Policy recommendations

The government should prioritize its fiscal consolidation plan to rebuild policy space. Increasing the efficiency of expenditure and reallocating resources to government priorities are key to enhance development outcomes and boosting growth potential. Raising revenue is crucial to secure funds for development and enhance fiscal sustainability. Streamlining tax incentives for investments is necessary to preserve fiscal space and limit forgone revenue. Cambodia needs to diversify its financing sources for public investment as rising per-capita income levels will reduce access to concessional loans.
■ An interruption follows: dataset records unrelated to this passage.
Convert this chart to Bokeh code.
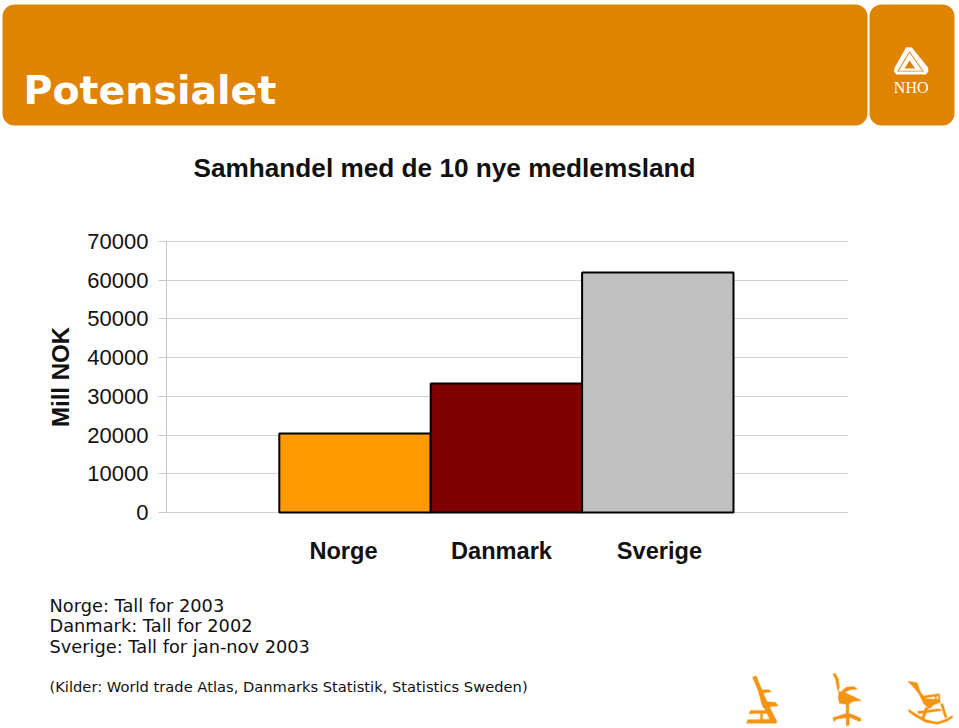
from bokeh.embed import file_html
from bokeh.models import BoxAnnotation, FixedTicker, Label, PolyAnnotation, Range1d
from bokeh.plotting import figure
from bokeh.resources import INLINE

# ---- data ----
categories = ["Norge", "Danmark", "Sverige"]
values = [20400, 33300, 62000]
bar_colors = ["#FF9900", "#800000", "#C0C0C0"]
positions = [1, 2, 3]
y_ticks = [0, 10000, 20000, 30000, 40000, 50000, 60000, 70000]
title = "Samhandel med de 10 nye medlemsland"
heading = "Potensialet"
y_label = "Mill NOK"
notes = ["Norge: Tall for 2003", "Danmark: Tall for 2002", "Sverige: Tall for jan-nov 2003"]
source = "(Kilder: World trade Atlas, Danmarks Statistik, Statistics Sweden)"

# ---- layout (page pixels) ----
W, H = 959, 728
FL, FR, FT, FB = 166, 848, 241, 512
PAD = 2  # frame margin, so that the first and last grid lines are not cut
UNIT = 151.4
BAR0 = 354.5
HEAD = "#DF8300"
CHAIR = "#F39414"
ABS = {"position": "absolute", "left": "0", "top": "0"}

# page layer: header, texts and pictures, in page pixels
bg = figure(width=W, height=H, output_backend="svg", toolbar_location=None,
            x_range=Range1d(0, W), y_range=Range1d(H, 0), min_border=0,
            outline_line_color=None, border_fill_color="white", background_fill_color="white")
bg.styles = ABS
bg.axis.visible = False
bg.grid.visible = False

# chart layer
x_start = 1 - (BAR0 - FL) / UNIT
per_px = y_ticks[-1] / (FB - FT)
p = figure(width=W, height=H, output_backend="svg", toolbar_location=None,
           x_range=Range1d(x_start, x_start + (FR - FL) / UNIT),
           y_range=Range1d(-PAD * per_px, y_ticks[-1] + PAD * per_px),
           min_border_left=FL, min_border_right=W - FR, min_border_top=FT - PAD,
           min_border_bottom=H - FB - PAD,
           outline_line_color=None, border_fill_color=None, background_fill_color=None)
p.styles = ABS
p.xaxis.visible = False
p.xgrid.visible = False
p.ygrid.ticker = FixedTicker(ticks=y_ticks)
p.ygrid.grid_line_color = "#D2D2D2"
p.ygrid.grid_line_width = 1

ax = p.yaxis[0]
ax.ticker = FixedTicker(ticks=y_ticks)
ax.bounds = (y_ticks[0], y_ticks[-1])
ax.minor_tick_line_color = None
ax.major_tick_out = 8
ax.major_tick_in = 0
ax.major_tick_line_color = "#C8C8C8"
ax.axis_line_color = "#C8C8C8"
ax.major_label_text_font = "Liberation Sans"
ax.major_label_text_font_size = "22px"
ax.major_label_text_color = "#111111"
ax.major_label_standoff = 10
ax.axis_label = y_label
ax.axis_label_text_font = "Liberation Sans"
ax.axis_label_text_font_style = "bold"
ax.axis_label_text_font_size = "24px"
ax.axis_label_text_color = "#111111"
ax.axis_label_standoff = 10

p.vbar(x=positions, top=values, bottom=0, width=1, fill_color=bar_colors,
       line_color="#000000", line_width=2)


def box(l, r, t, b, color, radius=0):
    bg.add_layout(BoxAnnotation(left=l, right=r, top=t, bottom=b, fill_color=color, fill_alpha=1,
                                line_color=None, border_radius=radius))


def poly(points, color, stroke=None):
    bg.add_layout(PolyAnnotation(xs=[q[0] for q in points], ys=[q[1] for q in points],
                                 fill_color=color, fill_alpha=1, line_color=stroke, line_width=1.5))


def text(x, y, s, size, font="Liberation Sans", style="normal", color="#111111", align="left", base="middle"):
    bg.add_layout(Label(x=x, y=y, text=s, text_font=font, text_font_size=f"{size}px", text_font_style=style,
                        text_color=color, text_align=align, text_baseline=base))


# header panels
box(2, 867, 4, 125, HEAD, 12)
box(869, 954, 4, 125, HEAD, 12)
text(23, 89.5, heading, 39.5, font="DejaVu Sans", style="bold", color="white")
text(444, 167, title, 26.2, style="bold", align="center")

for lab, cx in zip(categories, [343, 501, 659]):
    text(cx, 550, lab, 23.6, style="bold", align="center")
for s, y in zip(notes, [605, 625, 646]):
    text(49, y, s, 17.8, font="DejaVu Sans")
text(49, 686, source, 14.7, font="DejaVu Sans")


def logo(points, color):
    poly([(840 + a / 3, b / 3) for a, b in points], color)


# NHO logo
logo([(197, 140), (214, 141), (262, 200), (264, 212), (256, 222), (168, 222), (160, 212), (163, 200)], "white")
logo([(207, 152), (250, 213), (170, 213)], HEAD)
logo([(207, 157), (245, 211), (175, 211)], "white")
logo([(207, 180), (224, 204), (192, 204)], HEAD)
text(840 + 212 / 3, 86.5, "NHO", 16, font="Liberation Serif", color="white", align="center")


def chair(points, ox, oy):
    poly([(ox + a / 3, oy + b / 3) for a, b in points], CHAIR, CHAIR)


# chair 1
o1 = (740, 670)
chair([(36, 20), (47, 16), (65, 60), (80, 95), (110, 155), (93, 157), (62, 92), (52, 58)], *o1)
chair([(55, 58), (85, 58), (93, 64), (60, 68)], *o1)
chair([(62, 92), (105, 96), (113, 106), (68, 112)], *o1)
chair([(30, 120), (78, 120), (82, 128), (26, 130)], *o1)
chair([(22, 148), (105, 146), (107, 158), (18, 158)], *o1)
chair([(60, 128), (66, 128), (66, 150), (60, 150)], *o1)
# chair 2
o2 = (825, 668)
chair([(22, 16), (30, 15), (38, 30), (42, 55), (38, 70), (34, 55), (30, 32)], *o2)
chair([(50, 66), (62, 56), (85, 54), (96, 62), (75, 64), (55, 72)], *o2)
chair([(40, 70), (55, 68), (62, 74), (85, 85), (108, 96), (85, 98), (65, 108), (42, 104), (38, 88)], *o2)
chair([(62, 104), (70, 104), (70, 138), (62, 138)], *o2)
chair([(22, 148), (60, 136), (74, 136), (104, 148), (108, 156), (100, 158), (72, 146), (71, 170), (62, 172),
       (62, 148), (32, 152), (26, 160)], *o2)
# chair 3
o3 = (905, 675)
chair([(7, 17), (35, 22), (45, 50), (62, 70), (100, 72), (105, 80), (85, 88), (72, 100), (55, 85), (40, 55),
       (22, 32)], *o3)
chair([(48, 62), (100, 55), (103, 60), (55, 68)], *o3)
chair([(88, 60), (92, 60), (95, 80), (91, 80)], *o3)
chair([(98, 58), (102, 58), (104, 78), (100, 78)], *o3)
chair([(10, 102), (30, 115), (60, 132), (95, 140), (125, 130), (140, 120), (142, 125), (125, 137), (95, 146),
       (60, 140), (28, 122), (8, 107)], *o3)
chair([(60, 95), (68, 97), (55, 132), (48, 128)], *o3)
chair([(105, 85), (112, 85), (125, 125), (118, 127)], *o3)
chair([(35, 108), (100, 100), (110, 105), (40, 115)], *o3)

open("out.html", "w").write(file_html((bg, p), INLINE))
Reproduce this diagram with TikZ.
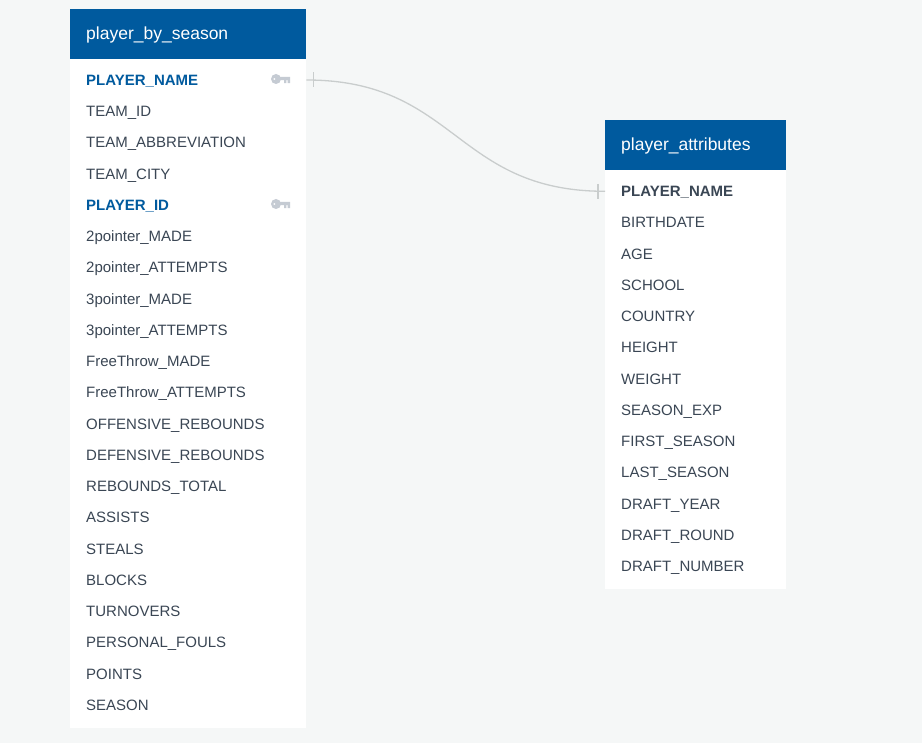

The National Bank of Cambodia should resume its post-pandemic normalization of forbearance policies in 2025 and prepare to normalize the reserve requirement ratio for foreign currencies in a timely manner. Together with the capital adequacy framework, the capital conservation buffer should be fully implemented promptly. Developing a deposit insurance scheme and a bank resolution and crisis management framework are essential to strengthen financial stability.

The Non-Banking Financial Services Authority should establish a comprehensive legal framework and step up its supervision of the real estate sector. Tightening oversight on unregulated shadow banking activities remains critical in mitigating hidden credit risks. Introducing a new law for real estate development, improving audited financial reporting, and collecting more granular data on key risks are also essential to improve the resilience of the sector.

In the longer term, the authorities should reinforce efforts to mitigate the scarring effects of the pandemic. It is important for Cambodia to upgrade human capital, improve the investment climate, and advance in global value. The country’s growth potential can be enhanced through infrastructure development, digitalization, as well as lowering logistic costs. The authorities should ensure the timely implementation of structural reforms listed in the Pentagonal Strategy.